In fairness, the Democratic Platform contains several passages that deal squarely with the issue of the use of excessive force by police.

For instance, the platform states that Democrats will “work with police chiefs to invest in training for officers on issues such as de-escalation and the creation of national guidelines for the appropriate use of force.”

“We will encourage better police-community  relations, require the use  of body cameras, and stop the use of weapons of war that have no place in our communities,” the platform states. “We will end racial profiling that targets individuals solely on the basis of race, religion, ethnicity, or national origin, which is un-American and counterproductive.”

It calls further to report “national data on policing strategies and provide greater transparency and accountability.”

It also calls for the U.S. Department of Justice to “investigate all questionable or suspicious police-involved  shootings, and we will support states and localities who help make those investigations and prosecutions more transparent, including through reforming the grand jury process.”

The issue of police shootings of Black men is one that newly minted Howard University political science graduate student Karra McCray plans to examine further.

As an undergraduate at the University of South Carolina, McCray authored a paper titled “To Fear or Not to Fear: Examining How Unconscious Fears Affect Fear and Aggression in Police Officers Policing of African American Men.”

She presented the paper earlier this year at the National Conference of Black Political Scientists.

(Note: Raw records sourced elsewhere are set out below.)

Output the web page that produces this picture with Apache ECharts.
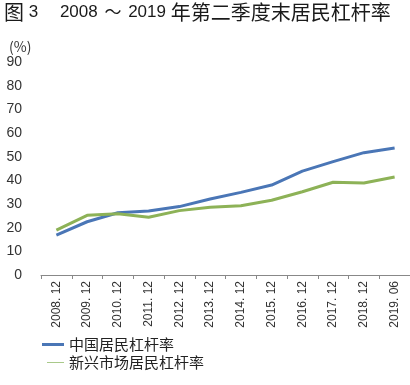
<!DOCTYPE html>
<html><head><meta charset="utf-8">
<script src="https://cdn.jsdelivr.net/npm/echarts@6/dist/echarts.min.js"></script>
<style>html,body{margin:0;padding:0;background:#fff}#c{width:410px;height:385px}</style>
</head><body><div id="c"></div>
<script>
const categories = ['2008.12','2009.12','2010.12','2011.12','2012.12','2013.12','2014.12','2015.12','2016.12','2017.12','2018.12','2019.06'];
const chinaValues = [16.9, 22.5, 26.3, 27.0, 28.9, 32.1, 34.9, 38.0, 43.9, 47.9, 51.7, 53.7];
const emergingValues = [19.0, 25.2, 25.9, 24.4, 27.2, 28.6, 29.3, 31.6, 35.2, 39.2, 38.9, 41.4];
const seriesNames = ['中国居民杠杆率', '新兴市场居民杠杆率'];
const yTicks = [0, 10, 20, 30, 40, 50, 60, 70, 80, 90];

const CJK = '"Noto Sans CJK SC", sans-serif';
const LAT = '"Liberation Sans", Arial, "Noto Sans CJK SC", sans-serif';
const chart = echarts.init(document.getElementById('c'), null, {renderer: 'canvas'});
chart.setOption({
  animation: false,
  backgroundColor: '#fff',
  title: [{
    text: '{c|图} {n|3}　 {n|2008} {t|～} {n|2019} {c|年第二季度末居民杠杆率}',
    left: 4, top: 2, padding: 0,
    textStyle: {
      fontFamily: LAT, fontSize: 17, fontWeight: 'normal', color: '#1a1a1a',
      rich: {
        c: {fontFamily: CJK, fontSize: 20, color: '#1a1a1a'},
        n: {fontFamily: LAT, fontSize: 17, color: '#1a1a1a'},
        t: {fontFamily: CJK, fontSize: 17, color: '#1a1a1a', padding: [0, 2, 0, 2]}
      }
    }
  }, {
    text: '(%)', left: 4, top: 35,
    textStyle: {fontFamily: CJK, fontSize: 14, fontWeight: 'normal', color: '#333'}
  }],
  grid: {left: 41, right: 0, top: 62, bottom: 110},
  legend: [{
    data: [seriesNames[0]], orient: 'vertical', left: 42, top: 337, padding: 0,
    icon: 'rect', itemWidth: 22, itemHeight: 3, itemGap: 0,
    textStyle: {fontFamily: CJK, fontSize: 15, color: '#222'}
  }, {
    data: [seriesNames[1]], orient: 'vertical', left: 47, top: 355, padding: 0,
    icon: 'rect', itemWidth: 17, itemHeight: 1, itemGap: 0,
    textStyle: {fontFamily: CJK, fontSize: 15, color: '#222'}
  }],
  xAxis: {
    type: 'category', data: categories, boundaryGap: true,
    axisLine: {lineStyle: {color: '#888', width: 1}},
    axisTick: {show: true, length: 4, lineStyle: {color: '#888'}},
    axisLabel: {rotate: 90, fontFamily: LAT, fontSize: 12, color: '#333', margin: 6,
      formatter: v => v.replace('.', '. ')}
  },
  yAxis: {
    type: 'value', min: yTicks[0], max: yTicks[yTicks.length-1], interval: 10,
    axisLine: {show: false}, axisTick: {show: false}, splitLine: {show: false},
    axisLabel: {fontFamily: LAT, fontSize: 14, color: '#333', margin: 19}
  },
  series: [{
    name: seriesNames[0], type: 'line', data: chinaValues, symbol: 'none',
    lineStyle: {color: '#4a76b6', width: 3}, itemStyle: {color: '#4a76b6'}
  }, {
    name: seriesNames[1], type: 'line', data: emergingValues, symbol: 'none',
    lineStyle: {color: '#8db257', width: 3}, itemStyle: {color: '#a9c98a'}
  }]
});
</script></body></html>
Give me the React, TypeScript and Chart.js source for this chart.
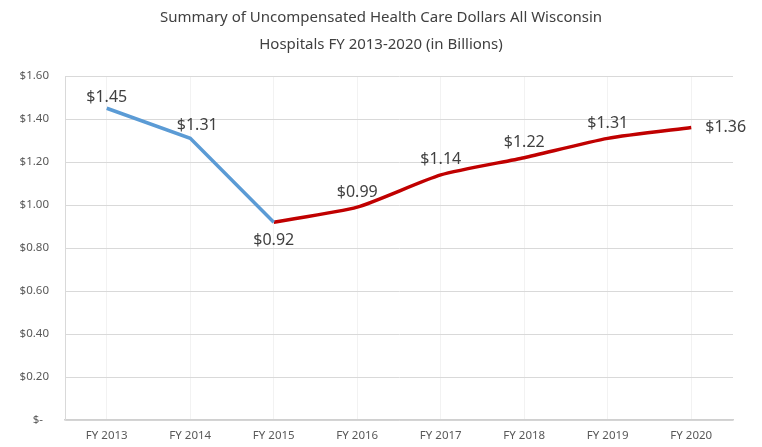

While many attribute the police shootings of Black men to racism, McCray took a slightly different tact in examining the literature and attributed the shootings to “racist-like motives” that are “driven by noncognitive biases” against Black men, although she said such biases go hand-in-hand with racism. Her paper calls for more research on things such as the kind of training that police receive during their time at police academies.

McCray too said, if she were serving as Obama’s speechwriter, she would have drawn a distinction between the perils faced by Black men versus those faced by the police.

“I feel like there are definitely parallels and similarities between the families of officers and the families of Black men. The difference is that the officers have chosen their profession and young Black men, they can’t remove their race,” McCray said. “They can’t go home and take off their uniform like the cops can.”